Encoding for streaming and recording
Encoding the video is only the first step in the process for streaming or recording. So how does the encoded video get from the encoder to the viewer, or to the recording device? The encoder needs to send the video somewhere, but it also needs to tell the receiver what it is sending.
Streaming protocols are different video streaming delivery rules and optimizations that are encapsulated to deal with different objectives and priorities such as video latency, network bandwidth, broad device compatibility, video frame rate and performance, and more.
Streaming protocols allow video that has been encoded to subsequently be transported, either in real-time or at a later time. Protocols do not affect the video itself, but rather how a user/viewer might interact with the video, the reliability of delivery of that video stream, or which devices/software players can access it. Some protocols are proprietary and can only be used by specific vendor hardware, significantly reducing the interoperability and potential reach of that content.
Simplistic AV-over-IP products in the AV industry often produce these proprietary stream formats that increase vendor lock-in, reduce interoperability, and greatly reduce flexibility for how the assets can be used in organizations. But they take responsibility for the interoperability of their own products. Sometimes customers willingly accept this lock-in to increase their confidence that large groups of distributed end-points will seamlessly work together and that vendor support will be clear in the case of incompatibilities, bugs, or other problems.
Different protocols are designed for different applications. For example, on a local network when sharing a live event, latency will be a key component. The viewer will not necessarily need playback controls and network reliability can be assured by some organizations, so there may be less of a need to employ sophisticated error correction. So protocols that are used across cloud or public internet may be different than protocols used for facilities AV infrastructure over IP.
When diffusing a stream to multiple platforms for wider distribution on the internet, HLS, MPEG-DASH, and Web RTC are among the protocols used to distribute content broadly. Prior to using these protocols for stream diffusion, the stream protocols used for uploading content from a facility to cloud services might be things such as RTMP. Where networks are unreliable but video quality still needs to be maintained, or the video needs to be secured, newly emerging protocols, such as SRT, might also be entirely appropriate.
Secure Reliable Transport (SRT) is a new protocol that was developed as a replacement candidate for RTMP. Many hardware and software companies have already implemented support for this new transport protocol.
When the video is being stored, rather than viewed as a live stream, it requires a method of storage. Unsurprisingly, there is a wide gamut of options here as well for storing uncompressed, lightly compressed, and highly-compressed video.

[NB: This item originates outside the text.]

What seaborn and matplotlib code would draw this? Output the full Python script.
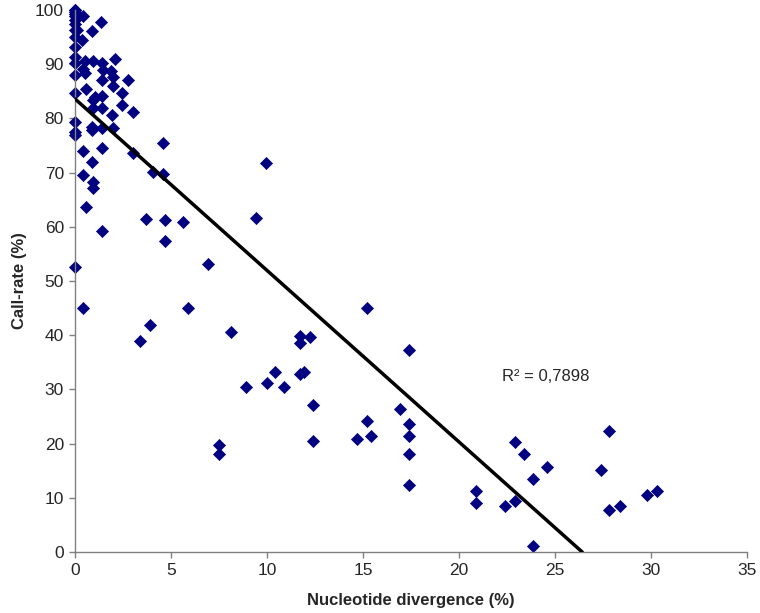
import numpy as np
import pandas as pd
import matplotlib
matplotlib.use("Agg")
import matplotlib.pyplot as plt
import seaborn as sns

# Valeurs
divergence = [0, 0, 0, 0, 0, 0, 0, 0, 0, 0, 0, 0, 0, 0, 0, 0, 0, 0, 0.09, 0.43, 0.35, 0.52,
              0.95, 1.39, 2.1, 0.43, 0.52, 1.47, 1.9, 2.0, 2.78, 1.42, 2.0, 0.56, 2.43,
              1.04, 1.42, 0.95, 2.43, 0.95, 1.42, 3.04, 1.91, 0.87, 0.9, 1.42, 1.96,
              4.57, 3.04, 1.42, 0.43, 0.9, 4.05, 4.57, 0.43, 0.92, 0.92, 1.37, 0.9,
              0.56, 1.4, 3.7, 4.7, 5.6, 4.7, 6.9, 9.4, 0.42, 5.9, 3.9, 3.4, 8.1, 8.9,
              9.96, 15.2, 17.4, 11.7, 12.25, 11.7, 10.4, 11.7, 11.9, 10.0, 10.9,
              12.4, 12.4, 16.9, 15.2, 17.4, 14.7, 15.4, 17.4, 17.4, 17.4, 7.5, 7.5,
              27.8, 22.9, 23.4, 24.6, 27.4, 23.85, 20.9, 20.9, 29.8, 30.3, 22.4,
              22.9, 27.8, 28.4, 23.85]
call_rate = [100, 99.7, 99.3, 98.8, 97.5, 96.3, 95.1, 93.2, 91.4, 90.2, 88.0, 84.7,
             79.4, 77.5, 76.9, 52.5, 100, 98.2, 96.4, 98.9, 94.5, 90.5,
             90.6, 90.3, 91.0, 89.2, 88.3, 88.9, 88.8, 87.7, 87.1, 87.0, 85.9, 85.4, 84.7,
             83.9, 84.2, 83.4, 82.5, 81.9, 81.9, 81.1, 80.6, 78.5, 77.9, 78.3, 78.3,
             75.4, 73.6, 74.6, 73.9, 71.9, 70.1, 69.7, 69.6, 68.3, 67.1, 97.8, 96.1,
             63.7, 59.2, 61.4, 61.3, 60.8, 57.4, 53.1, 61.6, 45.1, 45.1, 41.8, 38.9, 40.6, 30.5,
             71.7, 45.0, 37.3, 39.9, 39.7, 38.5, 33.3, 32.8, 33.2, 31.1, 30.5,
             27.1, 20.4, 26.3, 24.2, 23.7, 20.9, 21.4, 21.4, 18.0, 12.4, 19.8, 18.1,
             22.3, 20.3, 18.0, 15.7, 15.1, 13.5, 11.3, 9.1, 10.6, 11.2, 8.4,
             9.5, 7.8, 8.4, 1.2]

# Courbe de tendance (Excel)
trend_intercept = 83.6
trend_slope = -3.165
r2_label = "R² = 0,7898"

df = pd.DataFrame({"divergence": divergence, "call_rate": call_rate})

sns.set_style("white")
plt.rcParams['font.family'] = ['Liberation Sans', 'DejaVu Sans']

fig = plt.figure(figsize=(7.6, 6.13), dpi=100)
ax = fig.add_axes([0.0987, 0.0995, 0.8843, 0.8842])

sns.scatterplot(data=df, x="divergence", y="call_rate", marker="D", s=38,
                color="#000080", edgecolor="#000080", linewidth=0.5, ax=ax, zorder=2)
for coll in ax.collections:
    coll.set_clip_on(False)

x_end = -trend_intercept / trend_slope
xs = np.array([0, x_end])
ax.plot(xs, trend_intercept + trend_slope * xs, color="black", linewidth=2.5, zorder=3)

ax.text(24.5, 32.3, r2_label, ha="center", va="center", fontsize=12)

ax.set_xlim(0, 35)
ax.set_ylim(0, 100)
ax.set_xticks(range(0, 36, 5))
ax.set_yticks(range(0, 101, 10))
ax.tick_params(axis="both", direction="out", length=4, width=1, color="#808080",
               labelsize=12.5, pad=4, bottom=True, left=True)
sns.despine(ax=ax)
for side in ["left", "bottom"]:
    ax.spines[side].set_color("#808080")
    ax.spines[side].set_linewidth(1)

ax.set_xlabel("Nucleotide divergence (%)", fontsize=12, fontweight="bold", labelpad=11)
ax.set_ylabel("Call-rate (%)", fontsize=12, fontweight="bold", labelpad=6)

fig.savefig("out.png", dpi=100)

While operations can be performed on stored video to make it consumable with different options at a later time, the more thinking goes into how the stored video will ultimately be consumed, the more decisions can be made up-front about how to digitize it at the capture point. Just as in the streaming discussion above, there are tools for every workflow. And in the context of this multi-channel encoding discussion, many options for storage can be dealt with directly at the capture point and/or with transcoding using media servers and other tools.